▎ 摘　　要

This work focuses on the degradation of methylene blue dye using graphene oxide and metal-organic frameworks (MOFs). In particular, the performance of these materials towards the photocatalytic of methylene blue dye (MB) under sun irradiation was investigated. To this aim, graphene oxide (GO) and metal-organic framework (MOF-5) were synthesized using the modified Hummer's method and room temperature method respectively. Our resulting composites MOF-5/GO contain 5 and 10 wt% of GO. X-Ray Diffraction (XRD), FTIR spectroscopy, Thermogravimetric Analysis (TGA), and UV-Vis spectroscopy were used to characterize the structure and the thermal stability of the synthesized materials. The degradation of methylene blue was performed under varying conditions of pH and mass ratio.
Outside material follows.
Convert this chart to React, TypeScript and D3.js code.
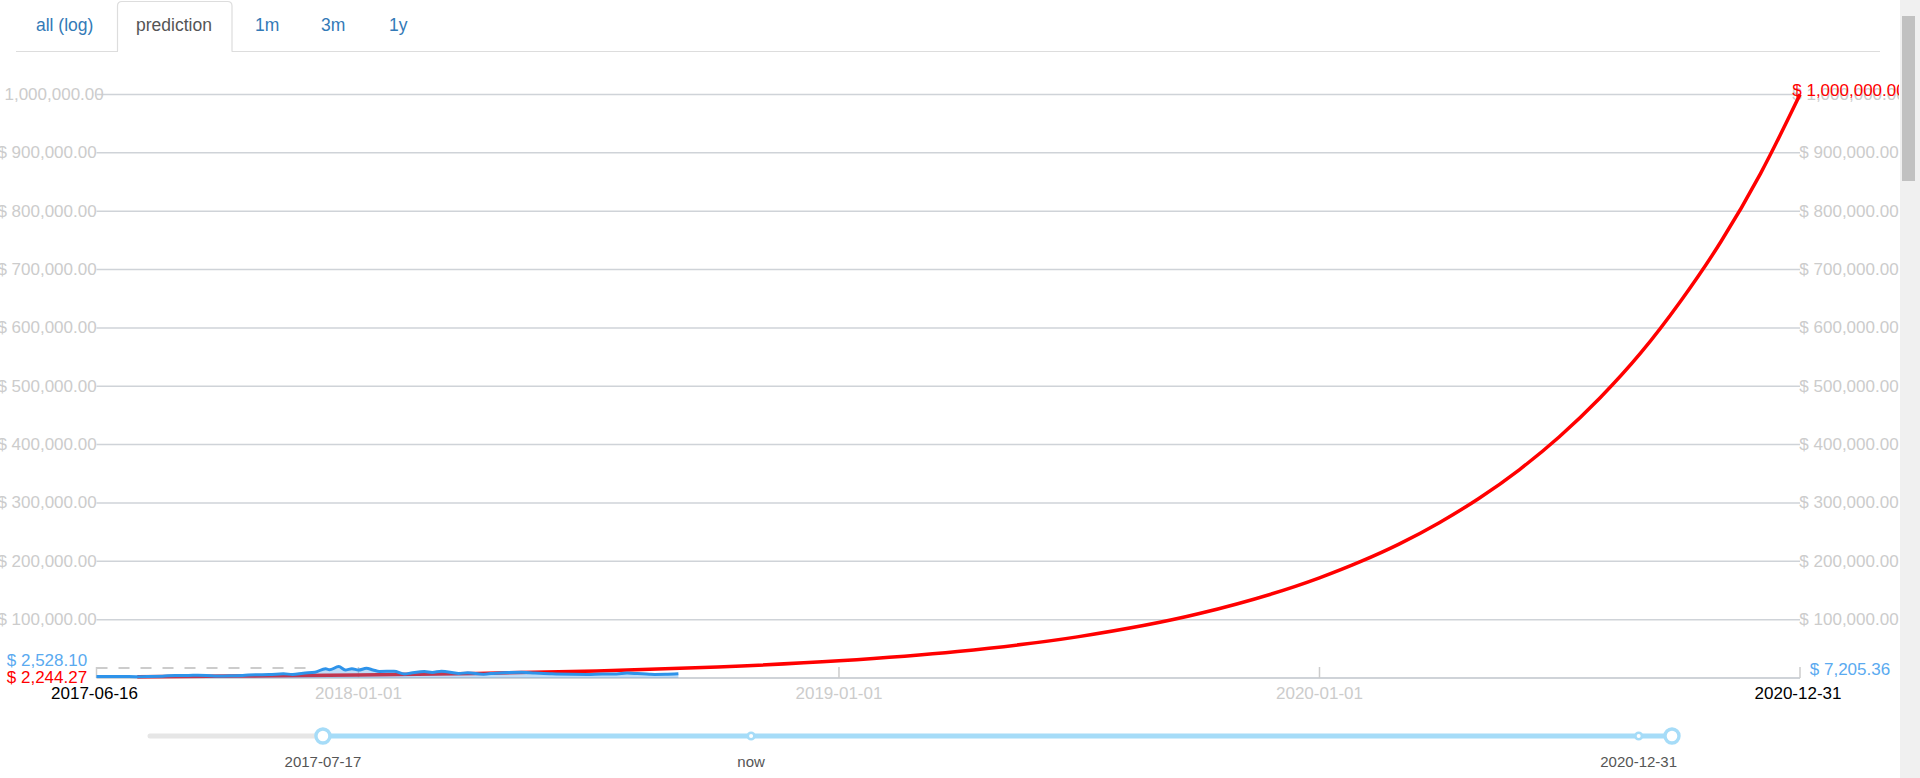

Our results indicate that, for the degradation of methylene blue dye under 390 min of solar exposure, the hybrid materials MOF-5/GO exhibit a remarkable photocatalytic efficiency when compared to the pure MOF-5. MOF-5/GO achieved 92% degradation at pH = 6.8 of MB. The reduced band gap, various functional groups and an adequate supply of active sites also are additional advantages in this design. The kinetic indicates that the Langmuir-Hinshelwood (L-H) model is well adapted to the experimental data. We demonstrated, using a linear fit that the degradation obeys a pseudo-first-order kinetic with apparent constants of 0.0369 and 0.0396 min(-1) for MOF-5/GO5 and MOF-5/GO10 respectively. In contrast, in the case of a reaction with the highest activity, a nonlinear technique method was used to obtain the apparent reaction rate constants. Finally, the improved photocatalytic mechanism over MOF-5/GO was also suggested. The hybrid combination of MOF-5 and GO confers a synergistic effect that is crucial for delaying the rate of photogenerated electron-hole recombination and maximizing charge transfer throughout the entire hybrid system structure, leading to a high efficiency photocatalytic performance.